Supporters of the pro-ID movement say that the city-issued IDs would help between 40,000 to 50,000 local residents who lack legal documents such as driver’s licenses or birth certificates. Immigrant advocates said the Municipal ID Program will help local law enforcement and emergency services personnel quickly respond and identify people who lack legal identification.

The program is designed to help those who face challenges when trying to obtain identifiable documents such as the homeless, transgender individuals. children aging out of foster care, the elderly, and undocumented immigrants.

Researching costs, benefits

Deputy City Manager, David Almonte, said he is researching the feasibility and costs of implementing a Municipal ID Program in El Paso to present to the City Council before it decides whether to adopt the ID program.

“When the Border Network for Human Rights initially presented to the city, they estimated a start-up cost to be around $800,000, and my research supports that number as being in the ballpark of between $750,000 to one million,” Almonte said.

According to Immigrant advocates, many residents without identification documents are unable to access government and private services and benefits such as opening a checking account, obtaining access to their children’s public school records and even lack the ability to pick up their children during school hours.

In addition, advocates say, people without legal identification are often forced to carry cash and are dependent on pay-day loan businesses to cash their pay checks for a fee. Many of these residents also are often afraid to report a crime or cooperate with police because they lack identifying documents.

Opponents argue that the ID program would be costly and might encourage a wave of undocumented immigrants to apply for a city-issued ID, which would not require having a Social Security number. In contrast, a Texas state-issued ID does require proof of legal status through Social Security numbers, birth certificates or other documents.

Compassion, not citizenship

Robert Heyman, a policy intern working for the Border Network for Human RIghts organization, is helping to organize the push for the Municipal ID Program and has been doing research on city policies and regulations.

 

Heyman said that the Municipal ID Program, “will have no effect on a person’s citizenship status.. He added that “the implementation of a Municipal ID Program will change the perception of El Paso, making it more compassionate to those that are vulnerable due to lack of identification documents and is one more step in (the city) becoming a more inclusive community.”

Almonte said he has been researching how the program works in other cities that have already implemented city-issued IDs.

“We have to do our due diligence to see what the impact is, and because this is new to this area, there is a lot of information that is not available,” Almonte said. “It requires a lot of face-to-face interviews with multiple institutions within our community, such as banks, local, state and federal law enforcement, the major school districts and the Mexican Consulate.”
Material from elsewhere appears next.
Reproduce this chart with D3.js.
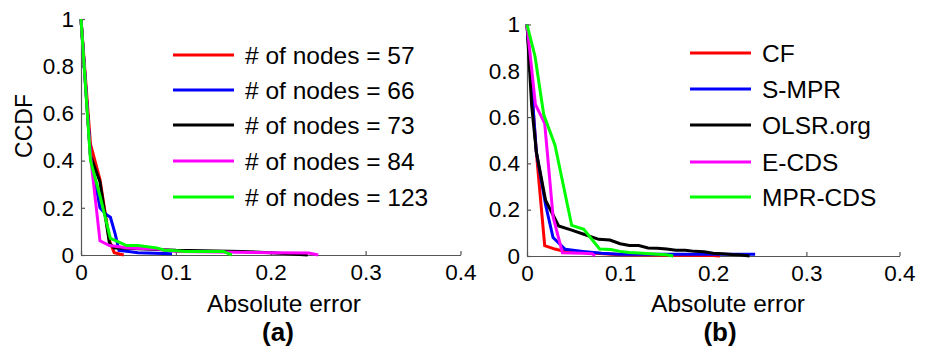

In the meantime, El Paso legal aid and human rights organizations are uniting to show their support for the measure. The city-wide effort is backed by various organizations, including Border Network for Human Rights, the Diocesan Migrant and Refugee Services, Texas Rio Grande Legal Aide, Annunciation House Farmworkers’ Center, Sin Fronteras, the Opportunity Center for the Homeless, Paso del Norte Civil Rights Project and the League of United Latin American Citizens.

According to Heyman’s research, “seven to eight percent of United States citizens lack the ability to document their citizenship, as well as a photo identification, and these numbers are higher for minority populations and low-income households.”

“This is a problem that is real for millions of U.S. citizens across the country and in hundreds of thousands in a place like Texas,” Heyman said. “It’s a problem that a municipal ID can play a role in helping to solve in some very basic ways.”

Almonte said he plans to present his findings to the city council this month but, as of this time, the Municipal ID Program is not included on any future meeting agenda for the council’s consideration.